--- START OF Data section ---

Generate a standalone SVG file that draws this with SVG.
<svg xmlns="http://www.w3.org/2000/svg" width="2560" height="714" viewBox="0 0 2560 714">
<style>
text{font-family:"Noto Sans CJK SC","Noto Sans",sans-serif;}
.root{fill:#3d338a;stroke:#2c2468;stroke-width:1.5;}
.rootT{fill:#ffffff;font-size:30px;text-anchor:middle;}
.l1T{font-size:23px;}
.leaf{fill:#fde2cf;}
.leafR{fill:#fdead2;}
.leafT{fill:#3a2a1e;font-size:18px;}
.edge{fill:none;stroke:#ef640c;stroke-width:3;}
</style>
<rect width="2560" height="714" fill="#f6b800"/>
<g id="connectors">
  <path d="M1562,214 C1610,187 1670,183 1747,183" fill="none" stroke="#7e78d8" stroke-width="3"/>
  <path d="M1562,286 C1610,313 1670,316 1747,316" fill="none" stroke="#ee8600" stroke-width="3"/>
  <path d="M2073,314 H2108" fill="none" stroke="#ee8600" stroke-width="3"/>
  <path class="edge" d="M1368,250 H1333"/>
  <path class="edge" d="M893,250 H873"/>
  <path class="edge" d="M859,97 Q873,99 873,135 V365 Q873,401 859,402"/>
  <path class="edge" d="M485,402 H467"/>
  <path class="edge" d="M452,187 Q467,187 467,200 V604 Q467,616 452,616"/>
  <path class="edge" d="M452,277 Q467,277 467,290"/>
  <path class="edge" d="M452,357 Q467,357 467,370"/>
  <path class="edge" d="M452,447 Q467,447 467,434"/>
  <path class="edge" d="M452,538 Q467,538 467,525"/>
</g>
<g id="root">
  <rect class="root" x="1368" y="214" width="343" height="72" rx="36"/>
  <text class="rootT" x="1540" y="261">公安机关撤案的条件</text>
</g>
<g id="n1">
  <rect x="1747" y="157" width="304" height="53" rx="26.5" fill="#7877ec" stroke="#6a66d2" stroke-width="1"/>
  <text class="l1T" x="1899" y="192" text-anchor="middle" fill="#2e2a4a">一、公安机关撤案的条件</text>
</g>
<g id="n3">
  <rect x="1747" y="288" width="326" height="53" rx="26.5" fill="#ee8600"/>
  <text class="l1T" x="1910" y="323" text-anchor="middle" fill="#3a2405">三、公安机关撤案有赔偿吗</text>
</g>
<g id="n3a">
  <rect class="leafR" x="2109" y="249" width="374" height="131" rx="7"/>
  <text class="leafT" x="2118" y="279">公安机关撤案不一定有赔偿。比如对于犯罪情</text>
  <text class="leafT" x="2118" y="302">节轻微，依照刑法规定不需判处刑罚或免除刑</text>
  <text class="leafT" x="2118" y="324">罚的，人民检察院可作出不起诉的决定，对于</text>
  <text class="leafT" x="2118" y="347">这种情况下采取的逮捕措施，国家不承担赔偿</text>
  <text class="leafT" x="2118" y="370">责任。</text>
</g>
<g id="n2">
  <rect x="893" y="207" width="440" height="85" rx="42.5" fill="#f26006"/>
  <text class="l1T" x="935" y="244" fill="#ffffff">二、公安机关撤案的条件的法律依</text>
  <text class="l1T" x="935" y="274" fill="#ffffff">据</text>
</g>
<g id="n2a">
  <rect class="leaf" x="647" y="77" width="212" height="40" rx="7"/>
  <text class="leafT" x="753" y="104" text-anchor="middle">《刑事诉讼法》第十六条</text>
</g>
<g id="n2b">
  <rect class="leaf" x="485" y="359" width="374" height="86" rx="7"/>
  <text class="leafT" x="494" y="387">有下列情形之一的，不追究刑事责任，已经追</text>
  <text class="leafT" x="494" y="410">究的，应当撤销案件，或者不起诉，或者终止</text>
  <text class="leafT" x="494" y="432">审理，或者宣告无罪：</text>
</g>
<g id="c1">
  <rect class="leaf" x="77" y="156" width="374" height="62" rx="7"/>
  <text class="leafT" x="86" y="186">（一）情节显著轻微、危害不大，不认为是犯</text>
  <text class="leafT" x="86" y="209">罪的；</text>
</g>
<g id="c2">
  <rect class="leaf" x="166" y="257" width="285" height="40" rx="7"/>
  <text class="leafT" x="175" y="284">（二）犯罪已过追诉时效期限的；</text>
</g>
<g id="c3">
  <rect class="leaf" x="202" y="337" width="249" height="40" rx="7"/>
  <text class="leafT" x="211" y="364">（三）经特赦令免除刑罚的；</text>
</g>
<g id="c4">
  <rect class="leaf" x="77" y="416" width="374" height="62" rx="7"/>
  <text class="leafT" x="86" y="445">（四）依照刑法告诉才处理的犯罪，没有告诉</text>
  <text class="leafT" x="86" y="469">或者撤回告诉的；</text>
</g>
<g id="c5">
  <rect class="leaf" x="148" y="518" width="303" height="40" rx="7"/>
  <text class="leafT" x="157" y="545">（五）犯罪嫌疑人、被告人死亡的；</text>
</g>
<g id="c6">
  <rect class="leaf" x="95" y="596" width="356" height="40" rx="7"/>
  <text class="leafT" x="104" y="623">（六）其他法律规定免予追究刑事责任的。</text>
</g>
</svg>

--- END OF Data section ---

# Written instruction
Reproduce the material above, every line of it, exactly.

# Output for this exercise
Generate a standalone SVG file that draws this with SVG.
<svg xmlns="http://www.w3.org/2000/svg" width="2560" height="714" viewBox="0 0 2560 714">
<style>
text{font-family:"Noto Sans CJK SC","Noto Sans",sans-serif;}
.root{fill:#3d338a;stroke:#2c2468;stroke-width:1.5;}
.rootT{fill:#ffffff;font-size:30px;text-anchor:middle;}
.l1T{font-size:23px;}
.leaf{fill:#fde2cf;}
.leafR{fill:#fdead2;}
.leafT{fill:#3a2a1e;font-size:18px;}
.edge{fill:none;stroke:#ef640c;stroke-width:3;}
</style>
<rect width="2560" height="714" fill="#f6b800"/>
<g id="connectors">
  <path d="M1562,214 C1610,187 1670,183 1747,183" fill="none" stroke="#7e78d8" stroke-width="3"/>
  <path d="M1562,286 C1610,313 1670,316 1747,316" fill="none" stroke="#ee8600" stroke-width="3"/>
  <path d="M2073,314 H2108" fill="none" stroke="#ee8600" stroke-width="3"/>
  <path class="edge" d="M1368,250 H1333"/>
  <path class="edge" d="M893,250 H873"/>
  <path class="edge" d="M859,97 Q873,99 873,135 V365 Q873,401 859,402"/>
  <path class="edge" d="M485,402 H467"/>
  <path class="edge" d="M452,187 Q467,187 467,200 V604 Q467,616 452,616"/>
  <path class="edge" d="M452,277 Q467,277 467,290"/>
  <path class="edge" d="M452,357 Q467,357 467,370"/>
  <path class="edge" d="M452,447 Q467,447 467,434"/>
  <path class="edge" d="M452,538 Q467,538 467,525"/>
</g>
<g id="root">
  <rect class="root" x="1368" y="214" width="343" height="72" rx="36"/>
  <text class="rootT" x="1540" y="261">公安机关撤案的条件</text>
</g>
<g id="n1">
  <rect x="1747" y="157" width="304" height="53" rx="26.5" fill="#7877ec" stroke="#6a66d2" stroke-width="1"/>
  <text class="l1T" x="1899" y="192" text-anchor="middle" fill="#2e2a4a">一、公安机关撤案的条件</text>
</g>
<g id="n3">
  <rect x="1747" y="288" width="326" height="53" rx="26.5" fill="#ee8600"/>
  <text class="l1T" x="1910" y="323" text-anchor="middle" fill="#3a2405">三、公安机关撤案有赔偿吗</text>
</g>
<g id="n3a">
  <rect class="leafR" x="2109" y="249" width="374" height="131" rx="7"/>
  <text class="leafT" x="2118" y="279">公安机关撤案不一定有赔偿。比如对于犯罪情</text>
  <text class="leafT" x="2118" y="302">节轻微，依照刑法规定不需判处刑罚或免除刑</text>
  <text class="leafT" x="2118" y="324">罚的，人民检察院可作出不起诉的决定，对于</text>
  <text class="leafT" x="2118" y="347">这种情况下采取的逮捕措施，国家不承担赔偿</text>
  <text class="leafT" x="2118" y="370">责任。</text>
</g>
<g id="n2">
  <rect x="893" y="207" width="440" height="85" rx="42.5" fill="#f26006"/>
  <text class="l1T" x="935" y="244" fill="#ffffff">二、公安机关撤案的条件的法律依</text>
  <text class="l1T" x="935" y="274" fill="#ffffff">据</text>
</g>
<g id="n2a">
  <rect class="leaf" x="647" y="77" width="212" height="40" rx="7"/>
  <text class="leafT" x="753" y="104" text-anchor="middle">《刑事诉讼法》第十六条</text>
</g>
<g id="n2b">
  <rect class="leaf" x="485" y="359" width="374" height="86" rx="7"/>
  <text class="leafT" x="494" y="387">有下列情形之一的，不追究刑事责任，已经追</text>
  <text class="leafT" x="494" y="410">究的，应当撤销案件，或者不起诉，或者终止</text>
  <text class="leafT" x="494" y="432">审理，或者宣告无罪：</text>
</g>
<g id="c1">
  <rect class="leaf" x="77" y="156" width="374" height="62" rx="7"/>
  <text class="leafT" x="86" y="186">（一）情节显著轻微、危害不大，不认为是犯</text>
  <text class="leafT" x="86" y="209">罪的；</text>
</g>
<g id="c2">
  <rect class="leaf" x="166" y="257" width="285" height="40" rx="7"/>
  <text class="leafT" x="175" y="284">（二）犯罪已过追诉时效期限的；</text>
</g>
<g id="c3">
  <rect class="leaf" x="202" y="337" width="249" height="40" rx="7"/>
  <text class="leafT" x="211" y="364">（三）经特赦令免除刑罚的；</text>
</g>
<g id="c4">
  <rect class="leaf" x="77" y="416" width="374" height="62" rx="7"/>
  <text class="leafT" x="86" y="445">（四）依照刑法告诉才处理的犯罪，没有告诉</text>
  <text class="leafT" x="86" y="469">或者撤回告诉的；</text>
</g>
<g id="c5">
  <rect class="leaf" x="148" y="518" width="303" height="40" rx="7"/>
  <text class="leafT" x="157" y="545">（五）犯罪嫌疑人、被告人死亡的；</text>
</g>
<g id="c6">
  <rect class="leaf" x="95" y="596" width="356" height="40" rx="7"/>
  <text class="leafT" x="104" y="623">（六）其他法律规定免予追究刑事责任的。</text>
</g>
</svg>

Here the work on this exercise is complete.